Off-by-one is the bug whose name has its own punchline. It's so common because human language is ambiguous about endpoints ("between 1 and 10" — is 10 included?), and because programming-language conventions are inconsistent (Python slices are half-open, Lua arrays are 1-indexed, SQL BETWEEN is inclusive).
The shape: a loop bound that should be < is <=, or vice versa. A pagination offset that double-counts the last row of the previous page. An index n - 1 that becomes n after a refactor and silently corrupts data. A buffer allocation of len instead of len + 1 for the null terminator.

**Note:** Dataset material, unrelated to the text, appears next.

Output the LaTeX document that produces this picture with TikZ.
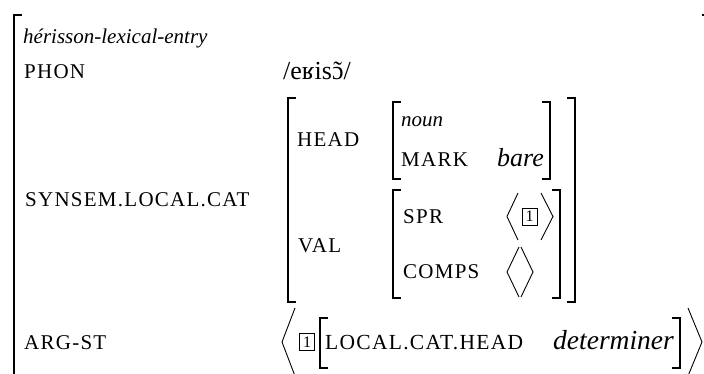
\documentclass[tikz,border=0pt]{standalone}
\usepackage{fontspec}
\setmainfont{Liberation Serif}
\newfontfamily\capsf[LetterSpace=6]{Liberation Serif}
\tikzset{
  attr/.style={anchor=base west, inner sep=0pt, font=\fontsize{21}{21}\selectfont\capsf},
  typ/.style={anchor=base west, inner sep=0pt, font=\fontsize{21}{21}\selectfont\itshape},
  valit/.style={anchor=base west, inner sep=0pt, font=\fontsize{26}{26}\selectfont\itshape},
  valrm/.style={anchor=base west, inner sep=0pt, font=\fontsize{26}{26}\selectfont},
  brk/.style={line width=1.4pt},
  ang/.style={line width=0.9pt},
  tagbox/.style={draw, line width=0.8pt, minimum width=15pt, minimum height=17pt, inner sep=0pt, font=\fontsize{16}{16}\selectfont}
}
\newcommand\myLB[3]{\draw[brk] ({#1+8},#2) -- (#1,#2) -- (#1,#3) -- ({#1+8},#3);}
\newcommand\myRB[3]{\draw[brk] ({#1-8},#2) -- (#1,#2) -- (#1,#3) -- ({#1-8},#3);}
\newcommand\myLA[4]{\draw[ang] (#2,#3) -- (#1,{(#3+#4)/2}) -- (#2,#4);}
\newcommand\myRA[4]{\draw[ang] (#1,#3) -- (#2,{(#3+#4)/2}) -- (#1,#4);}
\newcommand\nasalo{\ooalign{ɔ\cr\hidewidth\char"02DC\hidewidth\cr}}
\begin{document}
\begin{tikzpicture}[x=1pt,y=-1pt]
\useasboundingbox (0,0) rectangle (704,374);
\clip (0,0) rectangle (704,374);
% outer matrix
\myLB{14}{15}{400}
\draw[brk] (702,15) -- (704,15);
\node[typ] (type) at (23,44) {hérisson-lexical-entry};
\node[attr] (phon) at (24,79) {PHON};
\node[valrm] (phonv) at (283,80) {/eʁis\nasalo/};
\node[attr] (synsem) at (25,207) {SYNSEM.LOCAL.CAT};
% synsem matrix
\myLB{288}{98}{302}
\myRB{575}{98}{302}
\node[attr] (head) at (297,147) {HEAD};
\myLB{393}{102}{179}
\myRB{550}{102}{179}
\node[typ] (noun) at (401,127) {noun};
\node[attr] (mark) at (401,167) {MARK};
\node[valit] (bare) at (497,167) {bare};
\node[attr] (val) at (298,252) {VAL};
\myLB{393}{190}{298}
\myRB{560}{190}{298}
\node[attr] (spr) at (403,223) {SPR};
\myLA{507}{518}{193}{240}
\node[tagbox] (tag1) at (529.5,216.5) {1};
\myRA{541}{553}{193}{240}
\node[attr] (comps) at (403,278) {COMPS};
\myLA{507}{519}{247}{297}
\myRA{521}{533}{247}{297}
% arg-st
\node[attr] (argst) at (24,349) {ARG-ST};
\myLA{282}{295}{308}{376}
\node[tagbox] (tag2) at (307,342) {1};
\myLB{320}{318}{368}
\node[attr, font=\fontsize{21.5}{21.5}\selectfont\capsf] (lch) at (325,349) {LOCAL.CAT.HEAD};
\node[valit, font=\fontsize{27.5}{27.5}\selectfont\itshape] (det) at (553,349) {determiner};
\myRB{680}{318}{368}
\myRA{688}{702}{308}{376}
\end{tikzpicture}
\end{document}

Pattern-recognition is the best defense. Reviewers learn the shapes — pagination, buffer length, slice bounds, recursion termination — and check the boundary in each case. Property-based testing helps too: a property like "first page + remaining pages contains every row exactly once" catches an off-by-one even when example tests don't.
Review heuristic
When a comparison involves <, <=, >, >=, or -1, work the boundary case by hand: what happens with zero items? One item? n+1 items? Pagination, buffer length, and recursion are the three places where the bug is most likely.
External reference
CWE-193: Off-by-one Error — the canonical industry classification for this bug class. Useful when filing tickets, writing security policies, or arguing with a static analyzer.